___ Records to process

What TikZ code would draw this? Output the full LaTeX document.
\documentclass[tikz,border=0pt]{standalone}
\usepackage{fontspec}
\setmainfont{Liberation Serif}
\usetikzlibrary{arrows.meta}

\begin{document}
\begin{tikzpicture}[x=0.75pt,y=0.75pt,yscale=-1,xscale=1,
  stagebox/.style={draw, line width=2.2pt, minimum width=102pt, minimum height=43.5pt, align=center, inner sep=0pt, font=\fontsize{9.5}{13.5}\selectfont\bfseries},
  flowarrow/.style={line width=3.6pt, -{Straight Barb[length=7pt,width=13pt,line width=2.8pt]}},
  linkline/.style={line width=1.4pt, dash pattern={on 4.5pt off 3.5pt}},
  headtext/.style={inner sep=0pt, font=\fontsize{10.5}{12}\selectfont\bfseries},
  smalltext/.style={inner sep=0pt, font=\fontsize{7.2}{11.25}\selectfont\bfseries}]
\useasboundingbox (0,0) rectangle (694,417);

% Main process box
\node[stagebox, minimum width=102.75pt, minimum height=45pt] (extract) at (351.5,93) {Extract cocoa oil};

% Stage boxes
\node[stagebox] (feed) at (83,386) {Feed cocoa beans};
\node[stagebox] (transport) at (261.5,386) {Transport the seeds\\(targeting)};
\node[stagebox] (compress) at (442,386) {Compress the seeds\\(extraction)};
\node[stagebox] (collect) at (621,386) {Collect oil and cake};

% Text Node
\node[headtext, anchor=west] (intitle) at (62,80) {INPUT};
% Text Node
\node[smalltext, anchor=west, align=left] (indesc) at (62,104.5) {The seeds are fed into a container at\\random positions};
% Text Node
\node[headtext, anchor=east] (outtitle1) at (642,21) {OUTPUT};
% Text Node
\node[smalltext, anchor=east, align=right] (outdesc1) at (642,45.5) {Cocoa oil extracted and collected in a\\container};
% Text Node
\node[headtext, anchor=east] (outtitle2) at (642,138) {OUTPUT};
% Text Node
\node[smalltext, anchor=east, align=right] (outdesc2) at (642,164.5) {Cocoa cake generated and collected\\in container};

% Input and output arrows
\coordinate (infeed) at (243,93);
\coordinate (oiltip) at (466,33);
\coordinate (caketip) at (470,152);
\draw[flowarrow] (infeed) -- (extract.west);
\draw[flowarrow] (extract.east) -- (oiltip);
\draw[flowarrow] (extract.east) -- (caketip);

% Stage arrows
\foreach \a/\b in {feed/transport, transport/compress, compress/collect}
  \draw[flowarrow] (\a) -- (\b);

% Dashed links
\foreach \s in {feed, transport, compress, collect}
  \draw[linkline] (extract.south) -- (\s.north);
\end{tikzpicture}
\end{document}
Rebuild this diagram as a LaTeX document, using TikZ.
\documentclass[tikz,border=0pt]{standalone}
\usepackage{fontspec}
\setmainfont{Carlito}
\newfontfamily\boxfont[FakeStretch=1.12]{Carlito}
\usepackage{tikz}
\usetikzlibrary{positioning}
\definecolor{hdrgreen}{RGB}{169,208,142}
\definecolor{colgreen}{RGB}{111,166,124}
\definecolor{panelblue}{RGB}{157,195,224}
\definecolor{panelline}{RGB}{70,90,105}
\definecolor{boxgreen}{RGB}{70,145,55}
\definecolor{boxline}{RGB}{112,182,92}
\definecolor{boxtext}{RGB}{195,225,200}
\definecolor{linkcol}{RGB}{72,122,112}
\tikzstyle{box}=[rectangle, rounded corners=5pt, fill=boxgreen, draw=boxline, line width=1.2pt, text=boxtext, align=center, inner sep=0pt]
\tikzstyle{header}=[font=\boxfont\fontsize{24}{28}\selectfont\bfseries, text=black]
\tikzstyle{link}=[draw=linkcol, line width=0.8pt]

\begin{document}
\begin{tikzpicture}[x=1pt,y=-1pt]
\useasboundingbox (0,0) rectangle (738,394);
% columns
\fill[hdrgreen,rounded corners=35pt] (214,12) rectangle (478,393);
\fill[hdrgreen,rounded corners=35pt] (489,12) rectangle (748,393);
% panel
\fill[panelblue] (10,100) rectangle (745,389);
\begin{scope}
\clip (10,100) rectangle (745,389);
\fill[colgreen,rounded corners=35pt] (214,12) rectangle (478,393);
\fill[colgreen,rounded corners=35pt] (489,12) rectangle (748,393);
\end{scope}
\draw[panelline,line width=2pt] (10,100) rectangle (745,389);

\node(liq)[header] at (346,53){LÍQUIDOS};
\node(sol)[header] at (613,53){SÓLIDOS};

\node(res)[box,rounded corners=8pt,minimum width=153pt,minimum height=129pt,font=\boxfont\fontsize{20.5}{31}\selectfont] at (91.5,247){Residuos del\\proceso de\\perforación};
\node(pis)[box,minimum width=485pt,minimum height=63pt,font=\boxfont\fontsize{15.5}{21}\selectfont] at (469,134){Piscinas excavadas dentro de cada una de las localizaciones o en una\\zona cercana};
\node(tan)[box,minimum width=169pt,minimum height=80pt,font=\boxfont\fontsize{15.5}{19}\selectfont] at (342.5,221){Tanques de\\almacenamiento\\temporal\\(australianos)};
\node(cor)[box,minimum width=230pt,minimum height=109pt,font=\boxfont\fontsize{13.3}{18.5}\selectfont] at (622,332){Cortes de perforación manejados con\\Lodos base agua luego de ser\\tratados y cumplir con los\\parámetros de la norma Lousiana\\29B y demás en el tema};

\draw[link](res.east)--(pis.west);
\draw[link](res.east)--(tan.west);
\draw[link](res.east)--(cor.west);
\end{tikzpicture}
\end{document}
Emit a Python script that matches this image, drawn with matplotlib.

______

Written problem
Retype the whole listing above exactly.

Result of the task
What TikZ code would draw this? Output the full LaTeX document.
\documentclass[tikz,border=0pt]{standalone}
\usepackage{fontspec}
\setmainfont{Liberation Serif}
\usetikzlibrary{arrows.meta}

\begin{document}
\begin{tikzpicture}[x=0.75pt,y=0.75pt,yscale=-1,xscale=1,
  stagebox/.style={draw, line width=2.2pt, minimum width=102pt, minimum height=43.5pt, align=center, inner sep=0pt, font=\fontsize{9.5}{13.5}\selectfont\bfseries},
  flowarrow/.style={line width=3.6pt, -{Straight Barb[length=7pt,width=13pt,line width=2.8pt]}},
  linkline/.style={line width=1.4pt, dash pattern={on 4.5pt off 3.5pt}},
  headtext/.style={inner sep=0pt, font=\fontsize{10.5}{12}\selectfont\bfseries},
  smalltext/.style={inner sep=0pt, font=\fontsize{7.2}{11.25}\selectfont\bfseries}]
\useasboundingbox (0,0) rectangle (694,417);

% Main process box
\node[stagebox, minimum width=102.75pt, minimum height=45pt] (extract) at (351.5,93) {Extract cocoa oil};

% Stage boxes
\node[stagebox] (feed) at (83,386) {Feed cocoa beans};
\node[stagebox] (transport) at (261.5,386) {Transport the seeds\\(targeting)};
\node[stagebox] (compress) at (442,386) {Compress the seeds\\(extraction)};
\node[stagebox] (collect) at (621,386) {Collect oil and cake};

% Text Node
\node[headtext, anchor=west] (intitle) at (62,80) {INPUT};
% Text Node
\node[smalltext, anchor=west, align=left] (indesc) at (62,104.5) {The seeds are fed into a container at\\random positions};
% Text Node
\node[headtext, anchor=east] (outtitle1) at (642,21) {OUTPUT};
% Text Node
\node[smalltext, anchor=east, align=right] (outdesc1) at (642,45.5) {Cocoa oil extracted and collected in a\\container};
% Text Node
\node[headtext, anchor=east] (outtitle2) at (642,138) {OUTPUT};
% Text Node
\node[smalltext, anchor=east, align=right] (outdesc2) at (642,164.5) {Cocoa cake generated and collected\\in container};

% Input and output arrows
\coordinate (infeed) at (243,93);
\coordinate (oiltip) at (466,33);
\coordinate (caketip) at (470,152);
\draw[flowarrow] (infeed) -- (extract.west);
\draw[flowarrow] (extract.east) -- (oiltip);
\draw[flowarrow] (extract.east) -- (caketip);

% Stage arrows
\foreach \a/\b in {feed/transport, transport/compress, compress/collect}
  \draw[flowarrow] (\a) -- (\b);

% Dashed links
\foreach \s in {feed, transport, compress, collect}
  \draw[linkline] (extract.south) -- (\s.north);
\end{tikzpicture}
\end{document}
Rebuild this diagram as a LaTeX document, using TikZ.
\documentclass[tikz,border=0pt]{standalone}
\usepackage{fontspec}
\setmainfont{Carlito}
\newfontfamily\boxfont[FakeStretch=1.12]{Carlito}
\usepackage{tikz}
\usetikzlibrary{positioning}
\definecolor{hdrgreen}{RGB}{169,208,142}
\definecolor{colgreen}{RGB}{111,166,124}
\definecolor{panelblue}{RGB}{157,195,224}
\definecolor{panelline}{RGB}{70,90,105}
\definecolor{boxgreen}{RGB}{70,145,55}
\definecolor{boxline}{RGB}{112,182,92}
\definecolor{boxtext}{RGB}{195,225,200}
\definecolor{linkcol}{RGB}{72,122,112}
\tikzstyle{box}=[rectangle, rounded corners=5pt, fill=boxgreen, draw=boxline, line width=1.2pt, text=boxtext, align=center, inner sep=0pt]
\tikzstyle{header}=[font=\boxfont\fontsize{24}{28}\selectfont\bfseries, text=black]
\tikzstyle{link}=[draw=linkcol, line width=0.8pt]

\begin{document}
\begin{tikzpicture}[x=1pt,y=-1pt]
\useasboundingbox (0,0) rectangle (738,394);
% columns
\fill[hdrgreen,rounded corners=35pt] (214,12) rectangle (478,393);
\fill[hdrgreen,rounded corners=35pt] (489,12) rectangle (748,393);
% panel
\fill[panelblue] (10,100) rectangle (745,389);
\begin{scope}
\clip (10,100) rectangle (745,389);
\fill[colgreen,rounded corners=35pt] (214,12) rectangle (478,393);
\fill[colgreen,rounded corners=35pt] (489,12) rectangle (748,393);
\end{scope}
\draw[panelline,line width=2pt] (10,100) rectangle (745,389);

\node(liq)[header] at (346,53){LÍQUIDOS};
\node(sol)[header] at (613,53){SÓLIDOS};

\node(res)[box,rounded corners=8pt,minimum width=153pt,minimum height=129pt,font=\boxfont\fontsize{20.5}{31}\selectfont] at (91.5,247){Residuos del\\proceso de\\perforación};
\node(pis)[box,minimum width=485pt,minimum height=63pt,font=\boxfont\fontsize{15.5}{21}\selectfont] at (469,134){Piscinas excavadas dentro de cada una de las localizaciones o en una\\zona cercana};
\node(tan)[box,minimum width=169pt,minimum height=80pt,font=\boxfont\fontsize{15.5}{19}\selectfont] at (342.5,221){Tanques de\\almacenamiento\\temporal\\(australianos)};
\node(cor)[box,minimum width=230pt,minimum height=109pt,font=\boxfont\fontsize{13.3}{18.5}\selectfont] at (622,332){Cortes de perforación manejados con\\Lodos base agua luego de ser\\tratados y cumplir con los\\parámetros de la norma Lousiana\\29B y demás en el tema};

\draw[link](res.east)--(pis.west);
\draw[link](res.east)--(tan.west);
\draw[link](res.east)--(cor.west);
\end{tikzpicture}
\end{document}
Emit a Python script that matches this image, drawn with matplotlib.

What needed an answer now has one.